И молодая пара, и господин и госпожа Пуассон жили у де Турнема, в его парижском особняке де Жевр на улице Круа де Птишан, или в замке ц’Этиоль в Сенарском лесу. Этиоль был одним из самых очаровательных из того множества домов, в которых жила и которые отделала Ренетт, и не избежал злой судьбы, тяготеющей почти над всеми ее домами. В начале нашего века владелец снес замок, чтобы не платить за него налогов. Не успел Ленорман д’Этиоль обвенчаться с Ренетт, как страстно полюбил свою жену, да и она часто говорила, что никогда его не покинет — разве что ради короля. В семье это считалось шуткой, но для мадам д’Этиоль шуткой вовсе не было.

Ее дочь Александрина родилась во время болезни короля в Меце. Кто-то сказал ей, что жизнь короля в опасности, и тут состояние роженицы до того ухудшилось, что она едва не отдала Богу душу. (Александрина была ее вторым ребенком, первый сын умер в младенчестве). И все же если, подобно многим женщинам, она и мечтала о другой жизни, то зато собственная ее жизнь была самой приятной. Она была молода, красива, богата, окружена любимой семьей, души в ней не чаявшей. Все ее желания предупреждались. В Этиоле построили большой театр с новейшим оборудованием, сценой, чтобы она в нем играла; Вскоре ее признали лучшей непрофессиональной актрисой Франции. Ее лошади и экипажи были предметом зависти всей округи, так же как платья и драгоценности. Она обладала удивительной элегантностью, что в те времена было куда труднее, чем теперь, так как не существовало великих домов мод и каждая женщина сама изобретала свои наряды.
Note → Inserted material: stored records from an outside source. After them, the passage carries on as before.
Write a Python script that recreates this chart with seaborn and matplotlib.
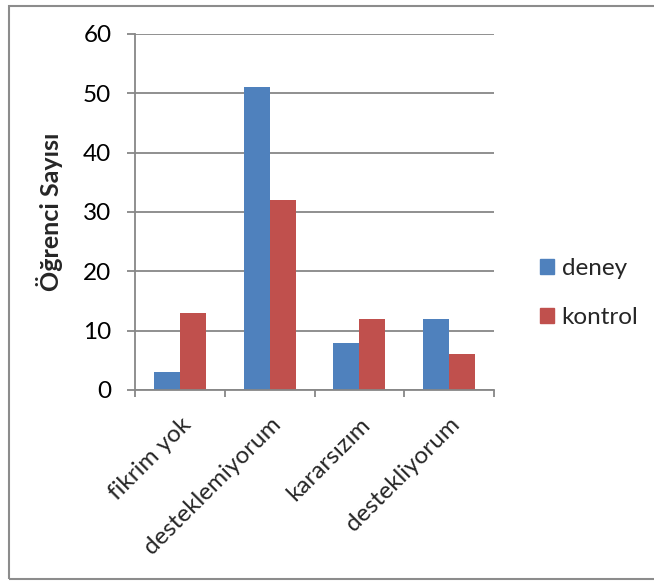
import matplotlib
matplotlib.use("Agg")
import matplotlib.pyplot as plt
import matplotlib.patches as mpatches
import seaborn as sns
import pandas as pd

categories = ["fikrim yok", "desteklemiyorum", "kararsızım", "destekliyorum"]
deney = [3, 51, 8, 12]
kontrol = [13, 32, 12, 6]
series_names = ["deney", "kontrol"]
y_ticks = [0, 10, 20, 30, 40, 50, 60]

df = pd.DataFrame({
    "kategori": categories * 2,
    "seri": [series_names[0]] * 4 + [series_names[1]] * 4,
    "deger": deney + kontrol,
})

sns.set_style("white")
plt.rcParams["font.family"] = ["Lato", "DejaVu Sans"]

W, H = 654, 581
fig = plt.figure(figsize=(W / 100, H / 100), dpi=100)
ax = fig.add_axes([135 / W, 1 - 390 / H, (494 - 135) / W, (390 - 34) / H])

palette = {"deney": "#4F81BD", "kontrol": "#C0504D"}
sns.barplot(data=df, x="kategori", y="deger", hue="seri", order=categories,
            hue_order=series_names, palette=palette, width=0.577, ax=ax,
            saturation=1, edgecolor="none", legend=False)

FS = 17.5
ax.set_ylim(0, 60)
ax.set_xlim(-0.5, 3.5)
ax.set_yticks(y_ticks)
ax.set_yticklabels([str(v) for v in y_ticks], fontsize=FS, color="#000000")
ax.yaxis.grid(True, color="#878787", linewidth=1.3)
ax.set_axisbelow(True)
ax.tick_params(axis="y", which="major", direction="out", length=6, width=1.3,
               color="#878787", left=True, pad=11)

ax.set_xticks([-0.5, 0.5, 1.5, 2.5, 3.5])
ax.set_xticklabels([])
ax.tick_params(axis="x", which="major", direction="out", length=5, width=1.3,
               color="#878787", bottom=True)
ax.set_xticks([0, 1, 2, 3], minor=True)
ax.set_xticklabels(categories, minor=True, rotation=45, ha="right",
                   rotation_mode="anchor", fontsize=FS)
ax.tick_params(axis="x", which="minor", length=0, pad=17)

for s in ["top", "right"]:
    ax.spines[s].set_visible(False)
for s in ["left", "bottom"]:
    ax.spines[s].set_color("#878787")
    ax.spines[s].set_linewidth(1.3)

ax.set_xlabel("")
ax.set_ylabel("Öğrenci Sayısı", fontsize=18, fontweight="bold")
ax.yaxis.set_label_coords(-0.2, 0.5)

handles = [mpatches.Patch(color=palette[n], label=n) for n in series_names]
fig.legend(handles=handles, loc="center left", bbox_to_anchor=(530 / W, 1 - 293 / H),
           frameon=False, fontsize=FS, handlelength=0.6, handleheight=0.6,
           handletextpad=0.3, labelspacing=1.15, borderaxespad=0)

border = mpatches.Rectangle((8.5 / W, 1 - 579 / H), 1.0, (579 - 5.5) / H,
                            transform=fig.transFigure, fill=False,
                            edgecolor="#8c8c8c", linewidth=1.5, clip_on=False)
fig.patches.append(border)

fig.savefig("out.png", dpi=100)
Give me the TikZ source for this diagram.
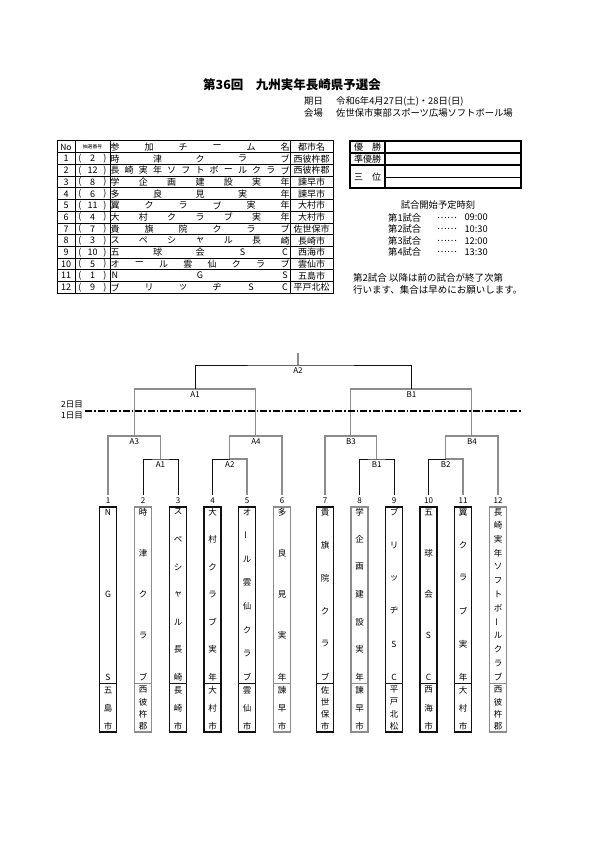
\documentclass[tikz,border=0pt]{standalone}
\usepackage{fontspec}
\setmainfont{Noto Sans CJK JP}
\usepackage{graphicx}
\usetikzlibrary{positioning}
\definecolor{ink}{HTML}{111111}
\definecolor{lgray}{HTML}{8C8C8C}
\newcommand\vbar{\rotatebox{90}{ー}}
\tikzset{blk/.style={draw=ink,line width=1pt},gry/.style={draw=lgray,line width=1.1pt},
  mlab/.style={font=\fontsize{8}{8}\selectfont,inner sep=1pt},
  cell/.style={font=\fontsize{9}{9}\selectfont,inner sep=0pt},
  vch/.style={font=\fontsize{8.5}{8.5}\selectfont,inner sep=0pt},
  tbox/.style={minimum width=17pt,minimum height=225pt,inner sep=0pt,line width=1.1pt},
  info/.style={font=\fontsize{9.3}{10}\selectfont,inner sep=0pt,anchor=west}}

\begin{document}
\begin{tikzpicture}[x=1pt,y=-1pt]
\useasboundingbox[fill=white] (0,0) rectangle (595,842);
\node[font=\fontsize{12.5}{13}\selectfont\bfseries] (title) at (292,85) {第36回　九州実年長崎県予選会};
\node[info] (dlab) at (304,101) {期日};
\node[info] (date) at (336,101) {令和6年4月27日(土)・28日(日)};
\node[info] (plab) at (304,113) {会場};
\node[info] (place) at (336,113) {佐世保市東部スポーツ広場ソフトボール場};
\draw[line width=1pt] (57,141) rectangle (333,293.1);
\foreach \r in {1,...,12} \draw[line width=.6pt] (57,{141+\r*11.7}) -- (333,{141+\r*11.7});
\foreach \c in {75,110,290} \draw[line width=.6pt] (\c,141) -- (\c,293.1);
\node[cell,font=\fontsize{8.5}{8.5}\selectfont] (hno) at (66,147) {No};
\node[cell,font=\fontsize{4.8}{5}\selectfont] (hdraw) at (92.5,147) {抽選番号};
\foreach \c [count=\j] in {参,加,チ,ー,ム,名} \node[cell] at ({115+(\j-1)*34},147) {\c};
\node[cell] (hcity) at (311.5,147) {都市名};
\foreach \r/\d/\n/\nm/\ct in {1/2/5/{時,津,ク,ラ,ブ}/西彼杵郡,
  2/12/13/{長,崎,実,年,ソ,フ,ト,ボ,ー,ル,ク,ラ,ブ}/西彼杵郡,
  3/8/7/{学,企,画,建,設,実,年}/諫早市, 4/6/5/{多,良,見,実,年}/諫早市,
  5/11/6/{翼,ク,ラ,ブ,実,年}/大村市, 6/4/7/{大,村,ク,ラ,ブ,実,年}/大村市,
  7/7/6/{貴,旗,院,ク,ラ,ブ}/佐世保市, 8/3/7/{ス,ペ,シ,ャ,ル,長,崎}/長崎市,
  9/10/5/{五,球,会,S,C}/西海市, 10/5/8/{オ,ー,ル,雲,仙,ク,ラ,ブ}/雲仙市,
  11/1/3/{N,G,S}/五島市, 12/9/6/{ブ,リ,ッ,ヂ,S,C}/平戸北松}{
  \node[cell] at (66,{147+\r*11.7}) {\r};
  \node[cell] at (80,{147+\r*11.7}) {(};
  \node[cell] at (92.5,{147+\r*11.7}) {\d};
  \node[cell] at (105,{147+\r*11.7}) {)};
  \foreach \c [count=\j] in \nm \node[cell] at ({115+(\j-1)*170/(\n-1)},{147+\r*11.7}) {\c};
  \node[cell] at (311.5,{147+\r*11.7}) {\ct};
}
\draw[line width=1.1pt] (350,141) rectangle (521,188);
\draw[line width=1.1pt] (350,153) -- (521,153) (350,165) -- (521,165) (385,141) -- (385,188);
\draw[line width=.7pt] (385,177) -- (521,177);
\node[cell] (win) at (367.5,147) {優　勝};
\node[cell] (second) at (367.5,159) {準優勝};
\node[cell] (third) at (367.5,177) {三　位};
\node[info,anchor=center] (sched) at (438,205) {試合開始予定時刻};
\foreach \g/\t [count=\k] in {1/09:00,2/10:30,3/12:00,4/13:30}{
  \node[info] at (388,{206+\k*11.6}) {第\g 試合};
  \node[info] at (437,{206+\k*11.6}) {……};
  \node[info,anchor=east] at (488,{206+\k*11.6}) {\t};
}
\node[info,font=\fontsize{9.5}{10}\selectfont] (note1) at (353,278) {第2試合 以降は前の試合が終了次第};
\node[info,font=\fontsize{9.5}{10}\selectfont] (note2) at (353,290) {行います、集合は早めにお願いします。};
\foreach \i/\x in {1/108,2/143,3/178,4/212.5,5/247,6/282,7/325,8/359.5,9/394,10/428.5,11/463,12/498}
  \coordinate (t\i) at (\x,495);
\coordinate (a1) at (160.5,459);
\coordinate (a2) at (229.8,459);
\coordinate (b1) at (376.8,459);
\coordinate (b2) at (445.8,459);
\coordinate (a3) at (134.3,436);
\coordinate (a4) at (255.9,436);
\coordinate (b3) at (350.9,436);
\coordinate (b4) at (471.9,436);
\coordinate (s1) at (195.1,389);
\coordinate (s2) at (411.4,389);
\coordinate (fin) at (298,365);
\coordinate (top) at (298,353);
\draw[blk] (t2) |- (a1) -| (t3);
\draw[blk] (t4) |- (a2);
\draw[gry] (a2) -| (t5);
\draw[blk] (t8) |- (b1) -| (t9);
\draw[blk] (t10) |- (b2);
\draw[gry] (b2) -| (t11);
\draw[gry] (t1) |- (a3) -| (a1);
\draw[gry] (a2) |- (a4) -| (t6);
\draw[gry] (t7) |- (b3) -| (b1);
\draw[gry] (b2) |- (b4) -| (t12);
\draw[gry] (a3) |- (s1) -| (a4);
\draw[gry] (b3) |- (s2) -| (b4);
\draw[blk] (s1) |- (fin) -| (s2);
\draw[gry] (fin) -- (top);
\path (a1) node[mlab,below=1.5pt] {A1} (a2) node[mlab,below=1.5pt] {A2}
  (b1) node[mlab,below=1.5pt] {B1} (b2) node[mlab,below=1.5pt] {B2}
  (a3) node[mlab,below=1.5pt] {A3} (a4) node[mlab,below=1.5pt] {A4}
  (b3) node[mlab,below=1.5pt] {B3} (b4) node[mlab,below=1.5pt] {B4}
  (s1) node[mlab,below=1.5pt] {A1} (s2) node[mlab,below=1.5pt] {B1}
  (fin) node[mlab,below=1.5pt] {A2};
\draw[line width=1.2pt,dash pattern=on 7pt off 2pt on 1.5pt off 2pt] (85,411) -- (522,411);
\node[font=\fontsize{8.5}{8.5}\selectfont,inner sep=0pt] (day2) at (72,405) {2日目};
\node[font=\fontsize{8.5}{8.5}\selectfont,inner sep=0pt] (day1) at (72,416) {1日目};
\foreach \i/\bc/\n/\nm/\m/\ct in {1/ink/3/{N,G,S}/3/{五,島,市},
  2/lgray/5/{時,津,ク,ラ,ブ}/4/{西,彼,杵,郡},
  3/ink/7/{ス,ペ,シ,ャ,ル,長,崎}/3/{長,崎,市},
  4/ink/7/{大,村,ク,ラ,ブ,実,年}/3/{大,村,市},
  5/ink/8/{オ,\vbar,ル,雲,仙,ク,ラ,ブ}/3/{雲,仙,市},
  6/lgray/5/{多,良,見,実,年}/3/{諫,早,市},
  7/ink/6/{貴,旗,院,ク,ラ,ブ}/4/{佐,世,保,市},
  8/lgray/7/{学,企,画,建,設,実,年}/3/{諫,早,市},
  9/ink/6/{ブ,リ,ッ,ヂ,S,C}/4/{平,戸,北,松},
  10/ink/5/{五,球,会,S,C}/3/{西,海,市},
  11/ink/6/{翼,ク,ラ,ブ,実,年}/3/{大,村,市},
  12/lgray/13/{長,崎,実,年,ソ,フ,ト,ボ,\vbar,ル,ク,ラ,ブ}/4/{西,彼,杵,郡}}{
  \node[tbox,draw=\bc] (box\i) at (t\i |- 0,619.5) {};
  \draw[draw=\bc,line width=.8pt] (box\i.west |- 0,683) -- (box\i.east |- 0,683);
  \node[mlab,inner sep=0pt] at (t\i |- 0,500.5) {\i};
  \foreach \c [count=\j] in \nm \node[vch] at (t\i |- 0,{512+(\j-1)*165/(\n-1)}) {\c};
  \foreach \c [count=\j] in \ct \node[vch] at (t\i |- 0,{690+(\j-1)*36/(\m-1)}) {\c};
}
\end{tikzpicture}
\end{document}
Мадам д’Этиоль была женщина решительная, хорошо знала, чего хочет от жизни, и обычно получала это. Теперь, выйдя замуж и обретя свободу вращаться в обществе, она подумала, что неплохо бы завести у себя салон и принимать знаменитых интеллектуалов, Благодаря своим талантам и состоянию она явно подходила для такой карьеры. Интеллектуальная жизнь Парижа вращалась вокруг группы писателей, известных как «философы», которые как раз принялись составлять великую энциклопедию человеческих знаний — это их занятие привлекало всеобщее внимание и непрерывно приносило им неприятности с церковью и двором. Они жили в сиянии славы, мир не сводил с них глаз — отчасти из-за Энциклопедии, а отчасти потому, что к группе примыкал сам Вольтер, а он был из тех, кто наделен талантом притягивать к себе интерес людей. Идеи философов породили тот нравственный климат, в котором в конце концов разразилась французская революция, но если бы они до нее дожили, то все как один пришли бы в ужас. Философы не были христианами, однако нельзя их назвать ни атеистами, ни анархистами; например, Вольтер верил в Бога и любил королей. Они хотели помешать мертвящей руке церкви произвести во Франции такой же интеллектуальный паралич, какой царил в Испании времен Франко. От правительства они хотели больше справедливости, меньше закулисных тайн, а также некоторых умеренных реформ. К несчастью, система, оставленная Людовиком XIV, была непроницаема даже для умеренных реформ, ее надо было взрывать динамитом.